# Material mark up for remodel



## Plumbdog (Jan 27, 2009)

Just a quick question for you guys doing new construction/remodels. I am getting ready to start a kithen/bath remodel with a contractor that I have done a few some small jobs for in the past that were always bided, but on this one were gonig T&M (HO request). My question is what do you mark up your materials when billing a GC and how doe's it differ when billling directly to the HO (HO run job) or when you do service? For example should the price for a 3" wye be the same for all of these customers?


----------



## TheMaster (Jun 12, 2009)

Better clear up when your time starts and when it ends. Do not mark up anything high enough to be considered "robbery" Like 20 bucks for a cone washer,etc. I would get retail price of the fittings and sell them from there. Ever see what homey depot gets for a 4" sch 40 pvc 90 or 45? Its high. or just ask your supply house whats there highest price on that item.....sell it for that or more.


----------



## Associated Plum (Nov 4, 2008)

Why not use Manufacturers list price. If they ask you can show them the list. Some of these have the price listed o there website.

If they think your price for material is high show them the list.


----------



## Plumbdog (Jan 27, 2009)

I will be using list price on the fixtures its the materials for the rough that I was wondering about.


----------



## Associated Plum (Nov 4, 2008)

Nibco, http://www.nibco.com/assets/WROT0509.pdf Charlotte, Tyler and other have a price lists available.


----------



## Plumbdog (Jan 27, 2009)

Thanks. That should help.


----------



## breid1903 (Feb 8, 2009)

*t & m*

i always bill them for my time to itemize. breid


----------



## GREENPLUM (Jul 27, 2008)

10-15% on the top


----------



## trick1 (Sep 18, 2008)

Plumbdog said:


> Just a quick question for you guys doing new construction/remodels. I am getting ready to start a kithen/bath remodel with a contractor that I have done a few some small jobs for in the past that were always bided, but on this one were gonig T&M (HO request). My question is what do you mark up your materials when billing a GC and how doe's it differ when billling directly to the HO (HO run job) or when you do service? For example should the price for a 3" wye be the same for all of these customers?

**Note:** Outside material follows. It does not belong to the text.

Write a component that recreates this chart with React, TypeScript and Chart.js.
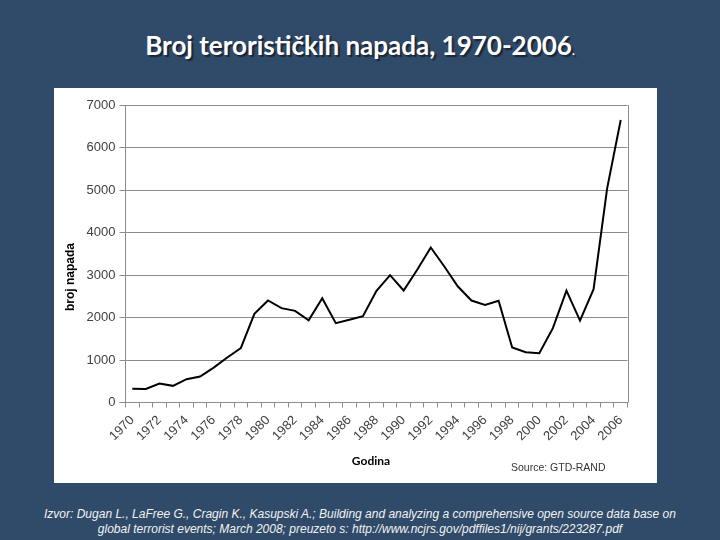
import React, { useEffect, useRef } from "react";
import { Chart, registerables } from "chart.js";

Chart.register(...registerables);

// ---- data ----
const years: string[] = [
  "1970", "1971", "1972", "1973", "1974", "1975", "1976", "1977", "1978", "1979",
  "1980", "1981", "1982", "1983", "1984", "1985", "1986", "1987", "1988", "1989",
  "1990", "1991", "1992", "1993", "1994", "1995", "1996", "1997", "1998", "1999",
  "2000", "2001", "2002", "2003", "2004", "2005", "2006",
];
const attacks: number[] = [
  322, 320, 447, 392, 549, 612, 820, 1060, 1278, 2086,
  2400, 2220, 2157, 1935, 2455, 1867, 1945, 2031, 2627, 2996,
  2635, 3122, 3647, 3200, 2729, 2400, 2298, 2395, 1293, 1184,
  1160, 1748, 2634, 1928, 2665, 5040, 6647,
];
const yMin = 0;
const yMax = 7000;
const yStep = 1000;

const TITLE = "Broj terorističkih napada, 1970-2006";
const Y_TITLE = "broj napada";
const X_TITLE = "Godina";
const SOURCE = "Source: GTD-RAND";
const FOOTER_1 =
  "Izvor: Dugan L., LaFree G., Cragin K., Kasupski A.; Building and analyzing a comprehensive open source data base on";
const FOOTER_2 =
  "global terrorist events; March 2008; preuzeto s: http://www.ncjrs.gov/pdffiles1/nij/grants/223287.pdf";

const BG = "#304a69";
const GRID = "#8c8c8c";

const rightBorder = {
  id: "rightBorder",
  afterDraw(chart: any) {
    const { ctx, chartArea } = chart;
    ctx.save();
    ctx.strokeStyle = GRID;
    ctx.lineWidth = 1;
    ctx.beginPath();
    const x = Math.round(chartArea.right) + 0.5;
    ctx.moveTo(x, chartArea.top);
    ctx.lineTo(x, chartArea.bottom);
    ctx.stroke();
    ctx.restore();
  },
};

function LineChart() {
  const ref = useRef<HTMLCanvasElement | null>(null);
  useEffect(() => {
    if (!ref.current) return;
    const chart = new Chart(ref.current, {
      type: "line",
      data: {
        labels: years,
        datasets: [
          {
            data: attacks,
            borderColor: "#000000",
            borderWidth: 2,
            pointRadius: 0,
            tension: 0,
            fill: false,
          },
        ],
      },
      options: {
        responsive: false,
        animation: false,
        layout: { padding: { top: 17, right: 29.5, left: 0, bottom: 0 } },
        plugins: {
          legend: { display: false },
          title: { display: false },
          tooltip: { enabled: false },
        },
        scales: {
          x: {
            type: "category",
            offset: true,
            grid: {
              offset: true,
              drawOnChartArea: false,
              drawTicks: true,
              tickLength: 5,
              color: GRID,
            },
            border: { display: true, color: GRID },
            ticks: {
              autoSkip: false,
              minRotation: 45,
              maxRotation: 45,
              padding: 5,
              color: "#404040",
              font: { family: "'Liberation Sans', Arial, sans-serif", size: 13 },
              callback: (_v: any, i: number) => (i % 2 === 0 ? years[i] : ""),
            },
            afterFit: (scale: any) => {
              scale.height = 80.5;
            },
          },
          y: {
            min: yMin,
            max: yMax,
            grid: { color: GRID, tickLength: 6, drawTicks: true },
            border: { display: true, color: GRID },
            ticks: {
              stepSize: yStep,
              padding: 4,
              color: "#404040",
              font: { family: "'Liberation Sans', Arial, sans-serif", size: 13 },
              callback: (v: any) => String(v),
            },
            afterFit: (scale: any) => {
              scale.width = 71.5;
            },
          },
        },
      },
      plugins: [rightBorder],
    } as any);
    return () => chart.destroy();
  }, []);
  return (
    <canvas
      ref={ref}
      width={603}
      height={395}
      style={{ position: "absolute", left: 54, top: 88, width: 603, height: 395 }}
    />
  );
}

export default function App() {
  return (
    <div
      style={{
        position: "fixed",
        left: 0,
        top: 0,
        width: 720,
        height: 540,
        background: BG,
        overflow: "hidden",
        fontFamily: "'Liberation Sans', Arial, sans-serif",
      }}
    >
      <div
        style={{
          position: "absolute",
          left: 0,
          top: 27,
          width: 720,
          textAlign: "center",
          color: "#ffffff",
          fontFamily: "Lato, 'Open Sans', sans-serif",
          fontWeight: 700,
          fontSize: 26,
          lineHeight: "36px",
          textShadow: "2px 2px 1px #1a2636",
          whiteSpace: "nowrap",
        }}
      >
        {TITLE}
        <span style={{ fontSize: 12 }}>.</span>
      </div>
      <div
        style={{
          position: "absolute",
          left: 54,
          top: 88,
          width: 603,
          height: 395,
          background: "#ffffff",
        }}
      />
      <LineChart />
      <div
        style={{
          position: "absolute",
          left: 70,
          top: 277,
          transform: "translate(-50%, -50%) rotate(-90deg)",
          fontWeight: 700,
          fontSize: 12,
          color: "#000",
          whiteSpace: "nowrap",
        }}
      >
        {Y_TITLE}
      </div>
      <div
        style={{
          position: "absolute",
          left: 371,
          top: 460,
          transform: "translate(-50%, -50%)",
          fontFamily: "Lato, sans-serif",
          fontWeight: 700,
          fontSize: 12,
          color: "#000",
          whiteSpace: "nowrap",
        }}
      >
        {X_TITLE}
      </div>
      <div
        style={{
          position: "absolute",
          left: 511,
          top: 461,
          fontSize: 10.5,
          color: "#333",
          whiteSpace: "nowrap",
        }}
      >
        {SOURCE}
      </div>
      <div
        style={{
          position: "absolute",
          left: 0,
          top: 507,
          width: 720,
          textAlign: "center",
          color: "#f2f2f2",
          fontStyle: "italic",
          fontSize: 12,
          lineHeight: "15px",
          whiteSpace: "nowrap",
        }}
      >
        <div>{FOOTER_1}</div>
        <div>{FOOTER_2}</div>
      </div>
    </div>
  );
}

It might sound mean, but I markup on EVERYTHING!! According to the state in which I practice business, I am a retailer as well as a contractor. I store, access and provide materials. To me, that is worth charging for.


----------



## Miguel (Aug 10, 2009)

Well this is old news by now but I'm late getting here so here goes. I used to charge GC's the same markup I did to HO's since my markup was never obscene and was what I needed to keep the wolves away from my door. But I found that I was losing jobs so I charged a slightly higher markup (to the builder) BUT showed a discount which made the GC's cost slightly lower than the homeowners. The end run showed about a 3 - 7% loss in product cost which is almost impossible to make up with most general contractors in my area.
Still, it got my foot in the door with a number of builders and after a few projects you could earn what you needed.


----------